How to Spot Problems on Your Honda Accord Door Lock Actuator
Locking and unlocking the doors of your Honda Accord is a crucial aspect in operating the car. These are affected by your door lock actuator, the motor inside your door panel that moves the door latch to open or close the door. When your door lock actuator is bad, your car is open for anyone's easy access. More so, you may experience the frustration from difficulty in unlocking the door. With this, before things get worse, you should know when your door lock actuator is running its final miles.
Your door lock actuator has two rubber stoppers inside. These stoppers secure the position of the motor inside the actuator. There are times when one of these rubber components slides out of its place. When this happens, the motor also moves slightly out of its position. This causes the buzzing sounds when operating your door lock actuator. To fix this, open the actuator and secure the position of the rubber stops with quick-drying silicone.
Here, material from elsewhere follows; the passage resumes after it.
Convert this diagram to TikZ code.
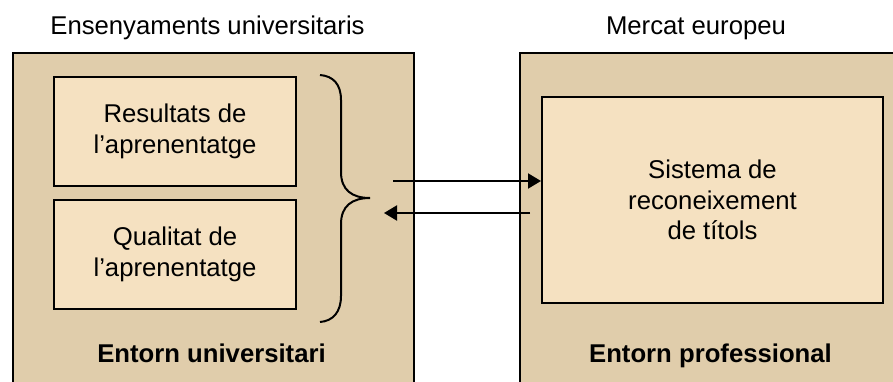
\documentclass[tikz,border=0pt]{standalone}
\usepackage{fontspec}
\setmainfont{Liberation Sans}
\usetikzlibrary{arrows.meta}
\definecolor{outerfill}{RGB}{224,205,171}
\definecolor{innerfill}{RGB}{245,225,193}
\begin{document}
\begin{tikzpicture}[x=1pt,y=-1pt,
  txt/.style={font=\fontsize{25.7pt}{30.5pt}\selectfont, align=center, inner sep=0pt},
  boldtxt/.style={txt, font=\fontsize{25.7pt}{30.5pt}\selectfont\bfseries},
  outerbox/.style={draw=black, line width=2pt, fill=outerfill, anchor=north west, inner sep=0pt},
  innerbox/.style={draw=black, line width=2pt, fill=innerfill, anchor=north west, inner sep=0pt,
    font=\fontsize{25.7pt}{30.5pt}\selectfont, align=center},
  conn/.style={line width=2pt, -{Triangle[length=13pt,width=15pt]}},
  bracepath/.style={line width=2pt}]
\useasboundingbox (0,0) rectangle (893,381);
\fill[white] (0,0) rectangle (893,381);
\begin{scope}
\clip (0,0) rectangle (893,381);
\node[outerbox, minimum width=401pt, minimum height=360pt] (univ) at (12,52) {};
\node[outerbox, minimum width=390pt, minimum height=360pt] (prof) at (519,52) {};
\end{scope}
\node[innerbox, minimum width=242pt, minimum height=109pt] (res) at (53,76) {Resultats de\\l’aprenentatge};
\node[innerbox, minimum width=242pt, minimum height=109pt] (qual) at (53,199) {Qualitat de\\l’aprenentatge};
\node[innerbox, minimum width=341pt, minimum height=206pt] (sys) at (541,96) {Sistema de\\reconeixement\\de títols};
\node[txt, anchor=base] (t1) at (207.5,34) {Ensenyaments universitaris};
\node[txt, anchor=base] (t2) at (696,34) {Mercat europeu};
\node[boldtxt, anchor=base] (b1) at (211.5,362) {Entorn universitari};
\node[boldtxt, anchor=base] (b2) at (710.5,362) {Entorn professional};
% brace
\coordinate (btop) at (320,75);
\coordinate (btip) at (370,198);
\coordinate (bbot) at (320,322);
\draw[bracepath] (btop) .. controls (333,76) and (341,84) .. (341,100)
  -- (341,172) .. controls (341,190) and (352,198) .. (btip)
  .. controls (352,198) and (341,206) .. (341,224)
  -- (341,296) .. controls (341,312) and (333,321) .. (bbot);
% arrows
\coordinate (a1s) at (393,181);
\coordinate (a2s) at (530,213);
\coordinate (a2e) at (384,213);
\draw[conn] (a1s) -- (sys.west |- a1s);
\draw[conn] (a2s) -- (a2e);
\end{tikzpicture}
\end{document}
One door lock does not work with the use of the central switch
If one of your door locks do not work when using the central switch, there may be an issue with the wiring of your door lock actuator. The actuator may not be getting enough voltage to make it move the door latch. This may be caused by a poor relay. You can check your relay and look for possible short circuits or small damage. You may also try replacing the relay.
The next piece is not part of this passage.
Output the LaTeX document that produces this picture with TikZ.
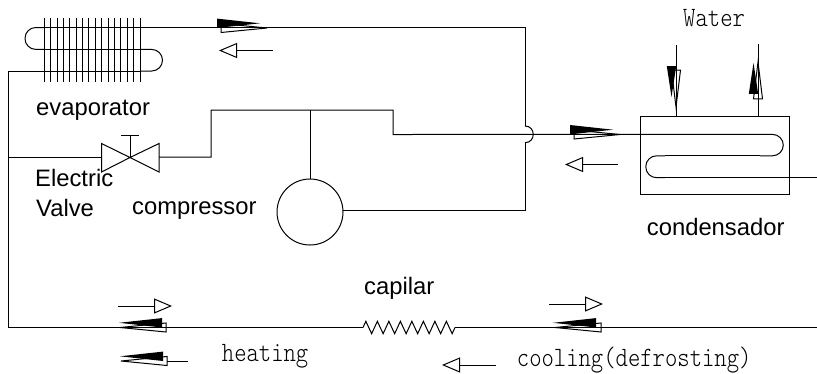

You would know when your lock is getting slow or sluggish. This can be annoying because your lock takes some time before finally opening or closing. This problem is caused by a burned door lock actuator which tends to slow down before finally giving in. This part burns because of corrosion and dirt inside your door panel. With this, you should replace your burned actuator and regularly keep the new one from dirt and dust.
Door locks and unlocks on its own
This is a rare symptom that can be a little creepy at the same time. This is caused by a bad actuator wiring. What you can do is check the wires. They may be touching ground somewhere, causing intermittent activations of the actuator. If these continue, the actuator may die due to excess work.